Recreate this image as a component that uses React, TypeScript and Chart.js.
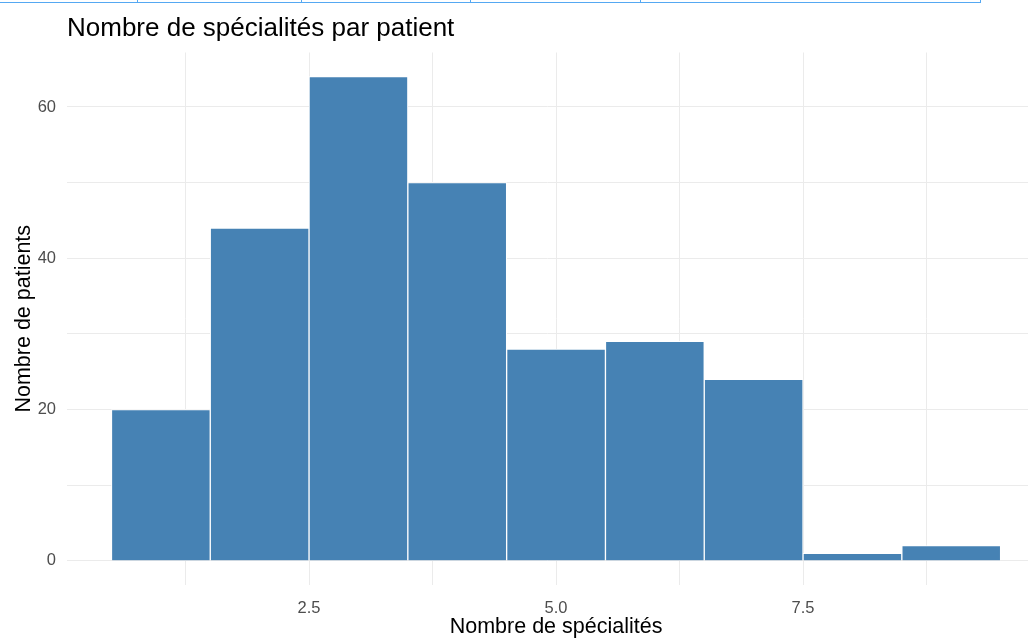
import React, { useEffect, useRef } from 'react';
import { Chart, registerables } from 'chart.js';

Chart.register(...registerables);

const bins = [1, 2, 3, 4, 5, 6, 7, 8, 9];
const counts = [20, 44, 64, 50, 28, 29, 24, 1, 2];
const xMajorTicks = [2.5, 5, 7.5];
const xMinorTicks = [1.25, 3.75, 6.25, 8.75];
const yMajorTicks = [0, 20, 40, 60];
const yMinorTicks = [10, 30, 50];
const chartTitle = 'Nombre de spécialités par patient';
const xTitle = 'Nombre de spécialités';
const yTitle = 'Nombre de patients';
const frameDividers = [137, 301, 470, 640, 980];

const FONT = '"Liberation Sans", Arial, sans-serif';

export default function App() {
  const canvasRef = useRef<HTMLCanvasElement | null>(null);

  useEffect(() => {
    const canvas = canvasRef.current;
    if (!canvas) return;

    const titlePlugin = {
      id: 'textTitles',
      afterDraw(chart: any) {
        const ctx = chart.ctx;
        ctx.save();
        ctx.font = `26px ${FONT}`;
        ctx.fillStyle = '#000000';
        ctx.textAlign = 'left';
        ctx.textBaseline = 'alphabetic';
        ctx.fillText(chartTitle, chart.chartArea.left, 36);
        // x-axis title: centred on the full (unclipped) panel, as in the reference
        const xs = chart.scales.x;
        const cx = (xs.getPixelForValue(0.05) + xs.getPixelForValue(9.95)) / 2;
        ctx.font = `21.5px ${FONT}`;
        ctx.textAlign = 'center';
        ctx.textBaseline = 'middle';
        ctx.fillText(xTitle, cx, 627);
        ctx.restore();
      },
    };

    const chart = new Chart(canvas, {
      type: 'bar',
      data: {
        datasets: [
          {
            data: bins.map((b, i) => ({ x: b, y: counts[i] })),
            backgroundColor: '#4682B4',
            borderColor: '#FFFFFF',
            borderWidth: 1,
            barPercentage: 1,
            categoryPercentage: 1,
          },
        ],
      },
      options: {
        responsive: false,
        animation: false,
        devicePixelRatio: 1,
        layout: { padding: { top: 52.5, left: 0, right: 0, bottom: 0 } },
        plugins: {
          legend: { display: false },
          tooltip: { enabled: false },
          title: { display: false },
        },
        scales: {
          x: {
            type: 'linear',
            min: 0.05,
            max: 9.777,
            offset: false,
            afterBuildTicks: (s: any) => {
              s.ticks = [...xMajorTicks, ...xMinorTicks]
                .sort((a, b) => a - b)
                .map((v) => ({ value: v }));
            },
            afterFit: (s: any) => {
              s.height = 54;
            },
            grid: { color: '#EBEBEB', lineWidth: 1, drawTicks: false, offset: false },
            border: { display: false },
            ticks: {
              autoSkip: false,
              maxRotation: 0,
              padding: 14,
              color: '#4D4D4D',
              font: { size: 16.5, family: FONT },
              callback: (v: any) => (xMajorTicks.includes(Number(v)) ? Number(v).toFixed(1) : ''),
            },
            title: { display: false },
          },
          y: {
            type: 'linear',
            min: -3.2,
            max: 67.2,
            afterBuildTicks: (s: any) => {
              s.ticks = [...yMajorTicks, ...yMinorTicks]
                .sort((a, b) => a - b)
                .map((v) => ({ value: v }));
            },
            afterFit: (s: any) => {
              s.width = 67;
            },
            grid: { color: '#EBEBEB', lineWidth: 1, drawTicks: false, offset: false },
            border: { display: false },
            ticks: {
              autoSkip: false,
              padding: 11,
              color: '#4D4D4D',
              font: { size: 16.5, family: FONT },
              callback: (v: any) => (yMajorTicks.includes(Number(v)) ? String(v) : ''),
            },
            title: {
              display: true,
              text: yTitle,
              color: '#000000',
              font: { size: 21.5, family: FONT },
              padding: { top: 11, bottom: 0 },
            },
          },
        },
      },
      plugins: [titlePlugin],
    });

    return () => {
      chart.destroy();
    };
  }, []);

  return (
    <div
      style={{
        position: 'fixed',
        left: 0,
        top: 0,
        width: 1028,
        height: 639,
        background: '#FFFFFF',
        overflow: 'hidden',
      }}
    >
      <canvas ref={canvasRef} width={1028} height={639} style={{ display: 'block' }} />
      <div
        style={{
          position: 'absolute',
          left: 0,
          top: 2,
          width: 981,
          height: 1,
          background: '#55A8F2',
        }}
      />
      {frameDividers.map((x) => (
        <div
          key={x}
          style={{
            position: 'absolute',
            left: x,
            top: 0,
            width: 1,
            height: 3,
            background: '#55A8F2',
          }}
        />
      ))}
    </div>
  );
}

**What this task involves:** From the first line of the listing above, repeat every line through the one holding "if (!canvas) return;". Both ends count, and pictures stay out.

**Correct response:**
Recreate this image as a component that uses React, TypeScript and Chart.js.
import React, { useEffect, useRef } from 'react';
import { Chart, registerables } from 'chart.js';

Chart.register(...registerables);

const bins = [1, 2, 3, 4, 5, 6, 7, 8, 9];
const counts = [20, 44, 64, 50, 28, 29, 24, 1, 2];
const xMajorTicks = [2.5, 5, 7.5];
const xMinorTicks = [1.25, 3.75, 6.25, 8.75];
const yMajorTicks = [0, 20, 40, 60];
const yMinorTicks = [10, 30, 50];
const chartTitle = 'Nombre de spécialités par patient';
const xTitle = 'Nombre de spécialités';
const yTitle = 'Nombre de patients';
const frameDividers = [137, 301, 470, 640, 980];

const FONT = '"Liberation Sans", Arial, sans-serif';

export default function App() {
  const canvasRef = useRef<HTMLCanvasElement | null>(null);

  useEffect(() => {
    const canvas = canvasRef.current;
    if (!canvas) return;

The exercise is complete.